The Strugnell Library
The Dead Sea Scrolls Collection



Dr. John Strugnell of Harvard Divinity School served as chief editor of the Dead Seas Scrolls project from 1984 to 1990. His library was, in many ways without equal.
“The Strugnell Library is unique, in that it is so deep in so many areas” said City Seminary’s Frank Walker, Professor of Historical Theology. ” He had large sub-libraries in Semitics including Hebrew, Aramaic, Syriac, Ethiopic as well as Greek and Latin, and large sections on classical studies, patristics [early church writings], apocryphal and pseudepigraphal [falsely attributed] literature, Judaism, Christianity, Hebrew Bible and New Testament studies.
Strugnell’s association with the Dead Sea Scrolls began in 1955, following his training in Semitic languages and classics at Oxford University in Great Britain.
The original Scrolls team was appointed in the early 1950s by Jordan, which nationalized the collection in 1961, and denied Jewish scholars access, according to a 1991 Jerusalem Report. Israel’s Department of Antiquities left the team’s jurisdiction over the Scrolls intact after Israel captured East Jerusalem in 1967.
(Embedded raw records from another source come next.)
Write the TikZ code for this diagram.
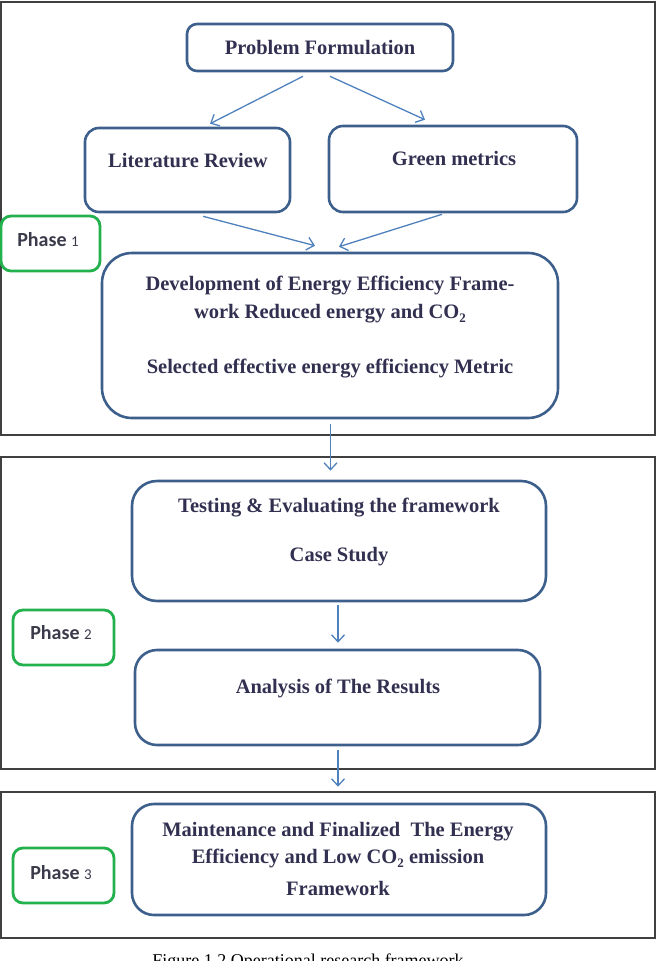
\documentclass[tikz,border=0pt]{standalone}
\usepackage{fontspec}
\setmainfont{Liberation Serif}
\newfontfamily\phasefont{Carlito}
\usetikzlibrary{arrows.meta}
\definecolor{boxblue}{RGB}{61,95,140}
\definecolor{arrowblue}{RGB}{79,129,189}
\definecolor{phasegreen}{RGB}{34,177,76}
\definecolor{txtcol}{RGB}{50,48,80}
\definecolor{framecol}{RGB}{64,64,64}
\definecolor{phasetxt}{RGB}{58,58,74}
\newcommand{\subtwo}{\raisebox{-0.45ex}{\fontsize{13}{13}\selectfont 2}}
\begin{document}
\begin{tikzpicture}[x=1pt,y=-1pt,
  framebox/.style={draw=framecol, line width=1.5pt},
  bbox/.style={draw=boxblue, line width=2.6pt, rounded corners=#1, inner sep=0pt},
  bbox/.default=14pt,
  phasebox/.style={draw=phasegreen, line width=2.8pt, rounded corners=10pt, inner sep=0pt,
    minimum width=99pt, minimum height=55pt},
  lbl/.style={anchor=base, inner sep=0pt, text=txtcol, font=\fontsize{20.5}{24}\selectfont\bfseries},
  plbl/.style={anchor=base, inner sep=0pt, text=phasetxt, font=\phasefont\fontsize{20}{24}\selectfont\bfseries},
  arr/.style={draw=arrowblue, line width=1.3pt, -{Straight Barb[length=7pt,width=13pt]}}
]
\useasboundingbox (0,0) rectangle (656,961);
% phase frames
\draw[framebox] (1,2) rectangle (655,435);
\draw[framebox] (1,457) rectangle (655,769);
\draw[framebox] (1,792) rectangle (655,938);

% blue boxes
\node[bbox=10pt, minimum width=266pt, minimum height=47pt] (pf) at (320,47.5) {};
\node[bbox=14pt, minimum width=205pt, minimum height=84pt] (lr) at (187.5,170) {};
\node[bbox=14pt, minimum width=248pt, minimum height=86pt] (gm) at (453,169) {};
\node[bbox=30pt, minimum width=456pt, minimum height=165pt] (dev) at (330,335.5) {};
\node[bbox=25pt, minimum width=414pt, minimum height=120pt] (test) at (339,541) {};
\node[bbox=22pt, minimum width=405pt, minimum height=95pt] (ana) at (337.5,697.5) {};
\node[bbox=22pt, minimum width=414pt, minimum height=111pt] (mnt) at (339,859.5) {};

% phase boxes
\node[phasebox] (p1) at (50.5,243.5) {};
\node[phasebox, minimum width=101pt] (p2) at (63.5,637.5) {};
\node[phasebox, minimum width=101pt] (p3) at (63.5,875.5) {};

% texts
\node[lbl] (tpf) at (320,54.5) {Problem Formulation};
\node[lbl] (tlr) at (188,167) {Literature Review};
\node[lbl] (tgm) at (454,165) {Green metrics};
\node[lbl] (tdev1) at (330,290.5) {Development of Energy Efficiency Frame-};
\node[lbl] (tdev2) at (330,318) {work Reduced energy and CO\subtwo};
\node[lbl] (tdev3) at (330,373) {Selected effective energy efficiency Metric};
\node[lbl] (ttest1) at (339,512.5) {Testing \& Evaluating the framework};
\node[lbl] (ttest2) at (339,561.5) {Case Study};
\node[lbl] (tana) at (338,693) {Analysis of The Results};
\node[lbl] (tmnt1) at (338,836) {Maintenance and Finalized\ \ The Energy};
\node[lbl] (tmnt2) at (338,863) {Efficiency and Low CO\subtwo{} emission};
\node[lbl] (tmnt3) at (338,895.5) {Framework};

\node[plbl] (tp1) at (48,246.5) {Phase {\mdseries\fontsize{15}{15}\selectfont 1}};
\node[plbl] (tp2) at (61,639.5) {Phase {\mdseries\fontsize{15}{15}\selectfont 2}};
\node[plbl] (tp3) at (61,879.5) {Phase {\mdseries\fontsize{15}{15}\selectfont 3}};

% arrows
\draw[arr] ([xshift=-17pt,yshift=-4pt]pf.south) -- ([xshift=22.5pt,yshift=3pt]lr.north);
\draw[arr] ([xshift=10pt,yshift=-4pt]pf.south) -- ([xshift=-28pt,yshift=5pt]gm.north);
\draw[arr] ([xshift=15.5pt,yshift=-3pt]lr.south) -- ([xshift=-15pt,yshift=6pt]dev.north);
\draw[arr] ([xshift=-11pt,yshift=-1pt]gm.south) -- ([xshift=9pt,yshift=5pt]dev.north);
\draw[arr] ([xshift=0.5pt,yshift=-5pt]dev.south) -- ([xshift=-8.5pt,yshift=9pt]test.north);
\draw[arr] ([xshift=-1pt,yshift=-3pt]test.south) -- ([xshift=0.5pt,yshift=6pt]ana.north);
\draw[arr] ([xshift=0.5pt,yshift=-4pt]ana.south) -- ([xshift=-1pt,yshift=16pt]mnt.north);

% caption (cut by the page edge as in the reference)
\node[anchor=base, inner sep=0pt, font=\fontsize{18}{18}\selectfont] (cap) at (308,966) {Figure 1.2 Operational research framework};
\end{tikzpicture}
\end{document}
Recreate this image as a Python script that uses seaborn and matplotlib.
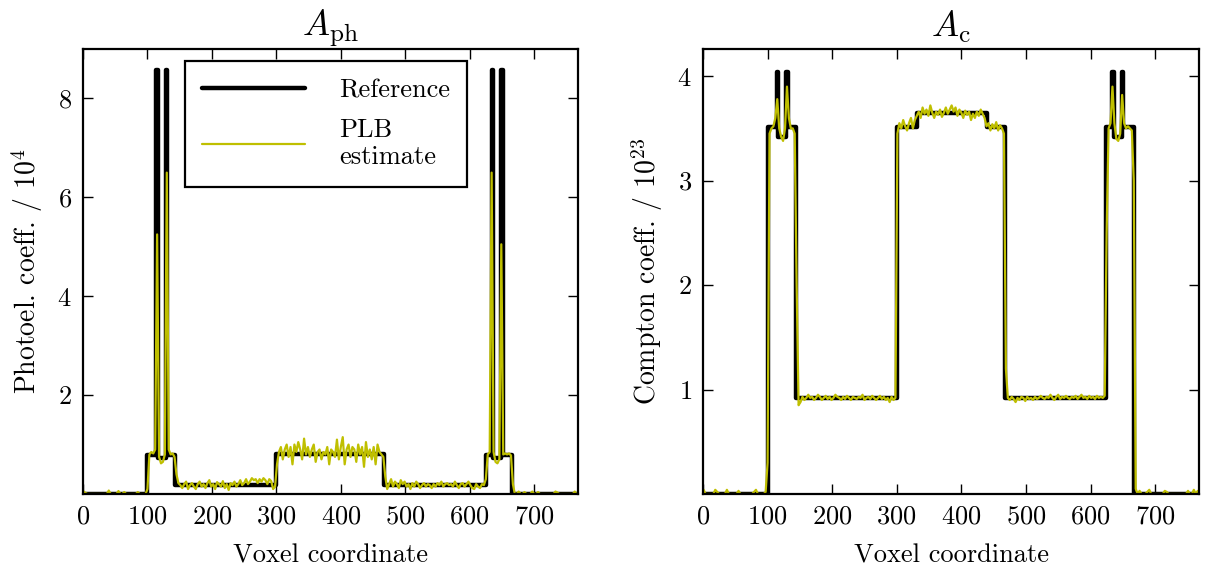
import numpy as np
import matplotlib
matplotlib.use("Agg")
import matplotlib.pyplot as plt
import seaborn as sns

# ---------------- data ----------------
# reference profiles: piecewise-constant (segment edges in voxels, level per segment)
ref_ph_edges = [0, 100, 114, 116, 129, 131, 142, 300, 467, 625, 634, 636, 649, 651, 666, 768]
ref_ph_levels = [0, 0.78, 8.57, 0.72, 8.57, 0.78, 0.18, 0.80, 0.18, 0.78, 8.57, 0.72, 8.57, 0.78, 0]

ref_c_edges = [0, 101, 114, 116, 129, 131, 144, 300, 331, 439, 467, 624, 634, 636, 649, 651, 668, 768]
ref_c_levels = [0, 3.51, 4.04, 3.42, 4.04, 3.51, 0.92, 3.51, 3.65, 3.51, 0.92, 3.51, 4.04, 3.42, 4.04, 3.51, 0]

# PLB estimate, sampled every 3 voxels starting at voxel 1
est_start = 1
est_step = 3
est_ph = [
    0.05, 0.02, 0, 0, 0, 0, 0, 0, 0, 0,                      # 1..28
    0, 0, 0, 0.07, 0, 0, 0, 0, 0.06, 0,                      # 31..58
    0, 0.04, 0, 0, 0, 0, 0, 0, 0.04, 0,                      # 61..88
    0, 0, 0, 0.1, 0.8, 0.85, 0.82, 0.9, 5.25, 0.75,          # 91..118
    0.62, 0.65, 0.8, 6.5, 0.9, 0.8, 0.82, 0.75, 0.4, 0.22,   # 121..148
    0.18, 0.12, 0.2, 0.25, 0.1, 0.18, 0.22, 0.15, 0.1, 0.2,  # 151..178
    0.25, 0.15, 0.2, 0.12, 0.22, 0.28, 0.15, 0.2, 0.1, 0.24, # 181..208
    0.2, 0.15, 0.26, 0.12, 0.2, 0.08, 0.22, 0.18, 0.25, 0.15,# 211..238
    0.2, 0.28, 0.18, 0.22, 0.3, 0.2, 0.25, 0.32, 0.28, 0.3,  # 241..268
    0.22, 0.3, 0.25, 0.32, 0.28, 0.2, 0.3, 0.26, 0.1, 0.15,  # 271..298
    0.6, 0.85, 0.95, 0.7, 0.9, 1.0, 0.75, 0.95, 0.6, 1.0,    # 301..328
    0.85, 1.05, 0.9, 0.7, 1.12, 0.8, 0.95, 0.75, 0.9, 1.0,   # 331..358
    0.65, 0.85, 0.9, 0.7, 0.85, 0.8, 0.95, 0.6, 0.9, 0.85,   # 361..388
    0.75, 1.1, 0.7, 0.95, 1.15, 0.6, 0.9, 1.0, 0.75, 0.95,   # 391..418
    0.9, 0.65, 1.0, 0.8, 0.95, 0.55, 1.05, 0.75, 0.9, 0.7,   # 421..448
    0.95, 0.6, 1.0, 0.85, 0.8, 0.75, 0.35, 0.1, 0.2, 0.3,    # 451..478
    0.15, 0.25, 0.2, 0.12, 0.28, 0.2, 0.25, 0.15, 0.2, 0.1,  # 481..508
    0.22, 0.15, 0.25, 0.2, 0.12, 0.18, 0.22, 0.15, 0.2, 0.18,# 511..538
    0.12, 0.2, 0.15, 0.22, 0.18, 0.25, 0.15, 0.2, 0.22, 0.18,# 541..568
    0.2, 0.15, 0.25, 0.18, 0.12, 0.2, 0.22, 0.15, 0.2, 0.25, # 571..598
    0.18, 0.12, 0.1, 0.2, 0.15, 0.12, 0.2, 0.18, 0.3, 0.8,   # 601..628
    0.85, 6.5, 0.85, 0.65, 0.62, 0.7, 5.05, 0.8, 0.82, 0.8,  # 631..658
    0.82, 0.78, 0.2, 0, 0, 0.05, 0, 0, 0.04, 0,              # 661..688
    0, 0, 0.05, 0, 0, 0.04, 0, 0, 0, 0,                      # 691..718
    0, 0, 0, 0, 0.05, 0.03, 0, 0, 0, 0,                      # 721..748
    0, 0, 0, 0, 0.05, 0,                                     # 751..766
]
est_c = [
    0.04, 0, 0, 0, 0, 0, 0.04, 0.02, 0, 0,                   # 1..28
    0, 0, 0.04, 0, 0, 0, 0, 0, 0.03, 0,                      # 31..58
    0, 0, 0, 0, 0, 0, 0.02, 0.04, 0, 0,                      # 61..88
    0, 0, 0.02, 0.3, 3.45, 3.5, 3.52, 3.6, 3.78, 3.5,        # 91..118
    3.42, 3.38, 3.5, 3.9, 3.6, 3.5, 3.5, 3.45, 2.0, 0.85,    # 121..148
    0.88, 0.93, 0.9, 0.92, 0.95, 0.92, 0.93, 0.9, 0.92, 0.95,# 151..178
    0.93, 0.9, 0.92, 0.94, 0.91, 0.93, 0.9, 0.92, 0.95, 0.93,# 181..208
    0.92, 0.9, 0.93, 0.91, 0.94, 0.92, 0.9, 0.93, 0.92, 0.91,# 211..238
    0.93, 0.92, 0.95, 0.9, 0.92, 0.93, 0.91, 0.94, 0.92, 0.9,# 241..268
    0.92, 0.94, 0.91, 0.93, 0.9, 0.92, 0.88, 0.93, 0.9, 0.92,# 271..298
    3.45, 3.55, 3.5, 3.58, 3.52, 3.48, 3.55, 3.6, 3.5, 3.58, # 301..328
    3.62, 3.66, 3.6, 3.7, 3.64, 3.68, 3.62, 3.72, 3.65, 3.6, # 331..358
    3.66, 3.63, 3.68, 3.61, 3.65, 3.7, 3.64, 3.68, 3.72, 3.66,# 361..388
    3.7, 3.62, 3.68, 3.65, 3.6, 3.67, 3.63, 3.66, 3.58, 3.64,# 391..418
    3.6, 3.66, 3.62, 3.68, 3.64, 3.6, 3.52, 3.55, 3.48, 3.54,# 421..448
    3.5, 3.56, 3.48, 3.53, 3.5, 3.45, 1.2, 0.92, 0.9, 0.93,  # 451..478
    0.91, 0.88, 0.92, 0.9, 0.93, 0.92, 0.89, 0.93, 0.91, 0.92,# 481..508
    0.9, 0.93, 0.91, 0.92, 0.94, 0.92, 0.91, 0.93, 0.92, 0.95,# 511..538
    0.92, 0.9, 0.93, 0.95, 0.91, 0.93, 0.92, 0.94, 0.92, 0.91,# 541..568
    0.93, 0.92, 0.94, 0.91, 0.93, 0.95, 0.92, 0.93, 0.91, 0.94,# 571..598
    0.92, 0.93, 0.91, 0.94, 0.92, 0.93, 0.92, 0.94, 2.5, 3.5,# 601..628
    3.55, 3.9, 3.55, 3.4, 3.38, 3.45, 3.82, 3.55, 3.5, 3.52, # 631..658
    3.5, 3.48, 3.0, 0.05, 0, 0.03, 0, 0, 0, 0.02,            # 661..688
    0.04, 0, 0, 0, 0, 0, 0, 0, 0.03, 0.02,                   # 691..718
    0, 0, 0, 0, 0, 0, 0, 0, 0, 0,                            # 721..748
    0.03, 0, 0, 0.04, 0, 0.03,                               # 751..766
]

x_ticks = [0, 100, 200, 300, 400, 500, 600, 700]
ph_yticks = [2, 4, 6, 8]
c_yticks = [1, 2, 3, 4]
titles = [r"$A_{\mathrm{ph}}$", r"$A_{\mathrm{c}}$"]
ylabels = [r"Photoel. coeff. / $10^{4}$", r"Compton coeff. / $10^{23}$"]
xlabel = "Voxel coordinate"
legend_labels = ["Reference", "PLB\nestimate"]


def ref_line(edges, levels):
    xs = np.repeat(np.asarray(edges, float), 2)[1:-1]
    ys = np.repeat(np.asarray(levels, float), 2)
    return xs, ys


def est_line(vals):
    xs = est_start + est_step * np.arange(len(vals))
    return xs, np.asarray(vals, float)


# ---------------- style ----------------
sns.set_style("ticks")
plt.rcParams.update({
    "font.family": ["cmr10", "DejaVu Serif"],
    "mathtext.fontset": "cm",
    "axes.formatter.use_mathtext": True,
    "axes.unicode_minus": False,
    "xtick.direction": "in",
    "ytick.direction": "in",
    "xtick.top": True,
    "ytick.right": True,
    "xtick.major.size": 7,
    "ytick.major.size": 7,
    "xtick.major.width": 1.0,
    "ytick.major.width": 1.0,
    "xtick.major.pad": 8,
    "ytick.major.pad": 8,
    "axes.linewidth": 1.6,
    "axes.edgecolor": "black",
    "xtick.color": "black",
    "ytick.color": "black",
    "text.color": "black",
    "axes.labelcolor": "black",
})

fig = plt.figure(figsize=(12.1, 5.72), dpi=100)
ax1 = fig.add_axes([83 / 1210, 78 / 572, 495 / 1210, 445 / 572])
ax2 = fig.add_axes([703 / 1210, 78 / 572, 496 / 1210, 445 / 572])

yellow = "#bfbf00"

panels = [
    (ax1, ref_ph_edges, ref_ph_levels, est_ph, (0, 9.0), ph_yticks),
    (ax2, ref_c_edges, ref_c_levels, est_c, (0, 4.26), c_yticks),
]

for i, (ax, edges, levels, est, ylim, yt) in enumerate(panels):
    rx, ry = ref_line(edges, levels)
    ex, ey = est_line(est)
    sns.lineplot(x=rx, y=ry, ax=ax, color="black", linewidth=3.2, sort=False,
                 estimator=None, label=legend_labels[0] if i == 0 else None)
    sns.lineplot(x=ex, y=ey, ax=ax, color=yellow, linewidth=1.6, sort=False,
                 estimator=None, label=legend_labels[1] if i == 0 else None)
    ax.set_xlim(0, 768)
    ax.set_ylim(*ylim)
    ax.set_xticks(x_ticks)
    ax.set_yticks(yt)
    ax.tick_params(labelsize=19)
    ax.set_xlabel(xlabel, fontsize=19, labelpad=11)
    ax.set_ylabel(ylabels[i], fontsize=20, labelpad=9)
    ax.set_title(titles[i], fontsize=26, pad=9)
    for s in ax.spines.values():
        s.set_visible(True)
        s.set_linewidth(1.6)
    leg = ax.get_legend()
    if leg is not None:
        leg.remove()

leg = ax1.legend(loc="upper left", bbox_to_anchor=(0.206, 0.972), fontsize=19,
                 handlelength=3.9, handletextpad=1.3, borderpad=0.65,
                 labelspacing=0.6, borderaxespad=0.0, fancybox=False,
                 framealpha=1.0, edgecolor="black")
leg.get_frame().set_linewidth(1.6)

fig.savefig("out.png", dpi=100)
Strugnell, who taught at Harvard School of Divinity for 37 years, worked as a team member while the Scrolls were under both Jordanian and Israeli control. Strugnell was considered brilliant, but painstakingly slow in his work. He clashed with Israeli authorities and was dismissed from the project after an interview widely viewed as anti-Semitic. Strugnell later blamed his comments on depression-induced alcoholism, and a number of Jewish scholars subsequently published a letter in his defense.
A highlight of the collection is Strugnell’s copy of the famous Dead Seas Scrolls concordance. (A concordance is a list of words found in a text arranged alphabetically, with references to all the places where each word is found in the text). The early Scrolls team made a concordance of the words in the unpublished texts to assist their own work.